[Start]

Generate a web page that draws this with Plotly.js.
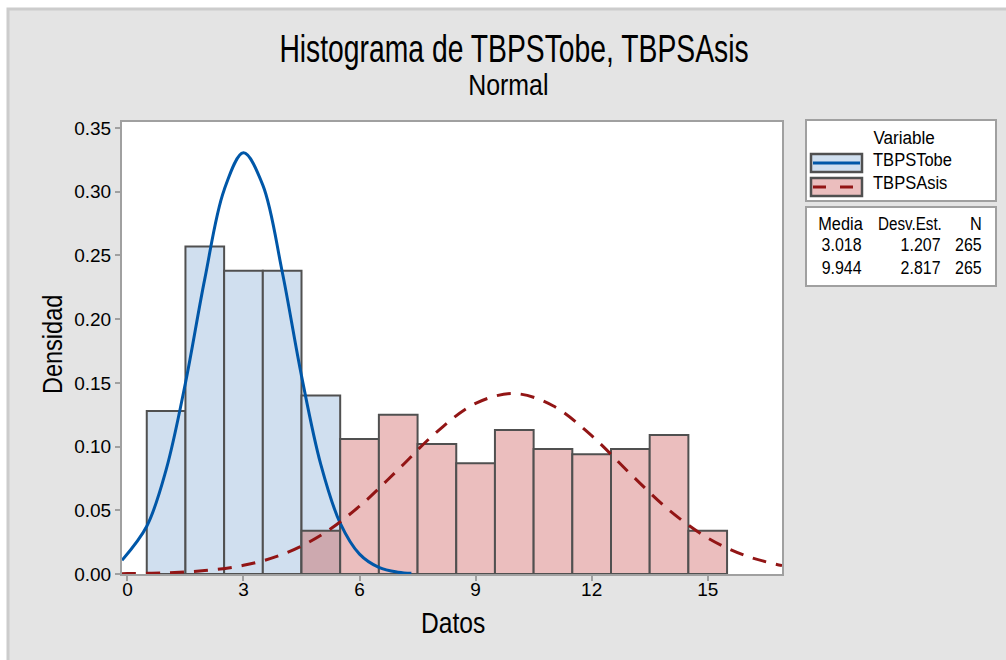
<!DOCTYPE html>
<html>
<head>
<meta charset="utf-8">
<script src="https://cdn.plot.ly/plotly-3.0.1.min.js"></script>
<style>html,body{margin:0;padding:0;background:#fff;}#chart{width:1006px;height:660px;}</style>
</head>
<body>
<div id="chart"></div>
<script>
// ---- data ----
const seriesNames = ["TBPSTobe", "TBPSAsis"];
const tobeBins = [1, 2, 3, 4, 5];
const tobeDensity = [0.128, 0.257, 0.238, 0.238, 0.140];
const asisBins = [5, 6, 7, 8, 9, 10, 11, 12, 13, 14, 15];
const asisDensity = [0.034, 0.106, 0.125, 0.102, 0.087, 0.113, 0.098, 0.094, 0.098, 0.109, 0.034];

// fitted normal curves
const tobeCurveX = [-0.14, 0.5, 1, 1.5, 2, 2.5, 3, 3.5, 4, 4.5, 5, 5.5, 6, 6.5, 7, 7.34];
const tobeCurveY = [0.0108, 0.0375, 0.0817, 0.1499, 0.2316, 0.3014, 0.3305, 0.3052, 0.2374, 0.1555, 0.0858, 0.0399, 0.0156, 0.0052, 0.0014, 0.0005];
const asisCurveX = [-0.14, 0, 1, 2, 3, 4, 5, 6, 7, 8, 9, 10, 11, 12, 13, 14, 15, 16, 16.92];
const asisCurveY = [0.0002, 0.0003, 0.0009, 0.0027, 0.0068, 0.0153, 0.0304, 0.0532, 0.0820, 0.1116, 0.1339, 0.1416, 0.1320, 0.1085, 0.0786, 0.0502, 0.0283, 0.0141, 0.0066];

const xTicks = [0, 3, 6, 9, 12, 15];
const yTicks = [0, 0.05, 0.10, 0.15, 0.20, 0.25, 0.30, 0.35];
const statHeaders = ["Media", "Desv.Est.", "N"];
const statMedia = ["3.018", "9.944"];
const statDesv = ["1.207", "2.817"];
const statN = ["265", "265"];

const titleText = "Histograma de TBPSTobe, TBPSAsis";
const subtitleText = "Normal";
const xTitle = "Datos";
const yTitle = "Densidad";
const legendTitle = "Variable";

// ---- styling / layout ----
const W = 1006, H = 660;
const M = {l: 122, r: 224, t: 122, b: 86};
const PW = W - M.l - M.r, PH = H - M.t - M.b;
const px = v => (v - M.l) / PW;
const py = v => (H - M.b - v) / PH;

const FONT = "Liberation Sans, Arial, sans-serif";
const blueFill = "#D0DFEF", pinkFill = "#EBBEBE", overlapFill = "#CDA9AF";
const edge = "#505050";
const blueLine = "#0057A8", redLine = "#921515";

const asisColors = asisBins.map((b) => tobeBins.includes(b) ? overlapFill : pinkFill);

const traces = [
  {type: "bar", x: tobeBins, y: tobeDensity, width: 1, name: seriesNames[0],
   marker: {color: blueFill, line: {color: edge, width: 2}}, showlegend: false, hoverinfo: "skip"},
  {type: "bar", x: asisBins, y: asisDensity, width: 1, name: seriesNames[1],
   marker: {color: asisColors, line: {color: edge, width: 2}}, showlegend: false, hoverinfo: "skip"},
  {type: "scatter", mode: "lines", x: tobeCurveX, y: tobeCurveY, line: {color: blueLine, width: 3, shape: "spline"},
   showlegend: false, hoverinfo: "skip"},
  {type: "scatter", mode: "lines", x: asisCurveX, y: asisCurveY, line: {color: redLine, width: 3, shape: "spline", dash: "14px,10px"},
   showlegend: false, hoverinfo: "skip"}
];

const shapes = [
  {type: "rect", xref: "paper", yref: "paper", layer: "below", x0: px(8), x1: px(1030), y0: py(9), y1: py(690),
   fillcolor: "#E4E4E4", line: {color: "#CCCCCC", width: 3}},
  {type: "rect", xref: "paper", yref: "paper", layer: "below", x0: 0, x1: 1, y0: 0, y1: 1,
   fillcolor: "#FFFFFF", line: {width: 0}},
  // legend boxes
  {type: "rect", xref: "paper", yref: "paper", x0: px(806), x1: px(996), y0: py(120), y1: py(201),
   fillcolor: "#FFFFFF", line: {color: "#A0A0A0", width: 2}},
  {type: "rect", xref: "paper", yref: "paper", x0: px(806), x1: px(996), y0: py(207), y1: py(286),
   fillcolor: "#FFFFFF", line: {color: "#A0A0A0", width: 2}},
  // legend glyphs
  {type: "rect", xref: "paper", yref: "paper", x0: px(811), x1: px(862), y0: py(154), y1: py(172),
   fillcolor: blueFill, line: {color: edge, width: 2.5}},
  {type: "line", xref: "paper", yref: "paper", x0: px(813), x1: px(860), y0: py(163), y1: py(163),
   line: {color: blueLine, width: 3}},
  {type: "rect", xref: "paper", yref: "paper", x0: px(811), x1: px(862), y0: py(178), y1: py(196),
   fillcolor: pinkFill, line: {color: edge, width: 2.5}},
  {type: "line", xref: "paper", yref: "paper", x0: px(813), x1: px(860), y0: py(187), y1: py(187),
   line: {color: redLine, width: 3, dash: "13px,14px"}}
];

const textScales = [];
function ann(text, x, y, xanchor, size, sx, extra) {
  textScales.push(sx);
  return Object.assign({text: text, xref: "paper", yref: "paper", x: px(x), y: py(y), xanchor: xanchor, yanchor: "middle",
          showarrow: false, font: {family: FONT, size: size, color: "#000"}}, extra || {});
}

const annotations = [
  ann(titleText, 513.5, 49, "center", 38, 0.745),
  ann(subtitleText, 509, 84, "center", 30, 0.83),
  ann(xTitle, 453, 622.5, "center", 30, 0.82),
  ann(yTitle, 53, 344.5, "center", 28, 0.84, {textangle: -90}),
  ann(legendTitle, 904, 137, "center", 19, 0.9),
  ann(seriesNames[0], 871, 159.5, "left", 19, 0.87),
  ann(seriesNames[1], 871, 182, "left", 19, 0.87),
  ann(statHeaders[0], 865, 223, "right", 19, 0.86),
  ann(statHeaders[1], 944, 223, "right", 19, 0.8),
  ann(statHeaders[2], 984, 223, "right", 19, 0.86),
  ann(statMedia[0], 864, 244, "right", 19, 0.84),
  ann(statDesv[0], 943, 244, "right", 19, 0.84),
  ann(statN[0], 984, 244, "right", 19, 0.84),
  ann(statMedia[1], 864, 267, "right", 19, 0.84),
  ann(statDesv[1], 943, 267, "right", 19, 0.84),
  ann(statN[1], 984, 267, "right", 19, 0.84)
];

const axisCommon = {showline: true, mirror: true, linecolor: "#A0A0A0", linewidth: 2, ticks: "outside",
  ticklen: 5, tickwidth: 2, tickcolor: "#A0A0A0", showgrid: false, zeroline: false,
  tickfont: {family: FONT, size: 19, color: "#000"}, fixedrange: true};

const layout = {
  width: W, height: H, margin: M, paper_bgcolor: "#FFFFFF", plot_bgcolor: "#FFFFFF",
  barmode: "overlay", bargap: 0, showlegend: false,
  xaxis: Object.assign({}, axisCommon, {range: [-0.14, 16.92], tickvals: xTicks, ticktext: xTicks.map(String), ticklabelstandoff: -8}),
  yaxis: Object.assign({}, axisCommon, {range: [0, 0.3547], tickvals: yTicks, ticktext: yTicks.map(v => v.toFixed(2))}),
  shapes: shapes, annotations: annotations
};

Plotly.newPlot("chart", traces, layout, {displayModeBar: false, staticPlot: true}).then(() => {
  document.querySelectorAll("#chart g.annotation").forEach((g) => {
    const i = +g.getAttribute("data-index");
    const t = g.querySelector("text");
    if (!t || isNaN(i)) return;
    const a = annotations[i];
    const origin = a.xanchor === "left" ? "left" : (a.xanchor === "right" ? "right" : "center");
    t.style.transformBox = "fill-box";
    t.style.transformOrigin = origin + " center";
    t.style.transform = "scaleX(" + textScales[i] + ")";
  });
});
</script>
</body>
</html>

[End]

• [Task statement] The lines from the start of the data through the line that contains "0.098, 0.109, 0.034];" are to be returned exactly, please, with both ends included and every picture left out.

• [Output for this exercise]
Generate a web page that draws this with Plotly.js.
<!DOCTYPE html>
<html>
<head>
<meta charset="utf-8">
<script src="https://cdn.plot.ly/plotly-3.0.1.min.js"></script>
<style>html,body{margin:0;padding:0;background:#fff;}#chart{width:1006px;height:660px;}</style>
</head>
<body>
<div id="chart"></div>
<script>
// ---- data ----
const seriesNames = ["TBPSTobe", "TBPSAsis"];
const tobeBins = [1, 2, 3, 4, 5];
const tobeDensity = [0.128, 0.257, 0.238, 0.238, 0.140];
const asisBins = [5, 6, 7, 8, 9, 10, 11, 12, 13, 14, 15];
const asisDensity = [0.034, 0.106, 0.125, 0.102, 0.087, 0.113, 0.098, 0.094, 0.098, 0.109, 0.034];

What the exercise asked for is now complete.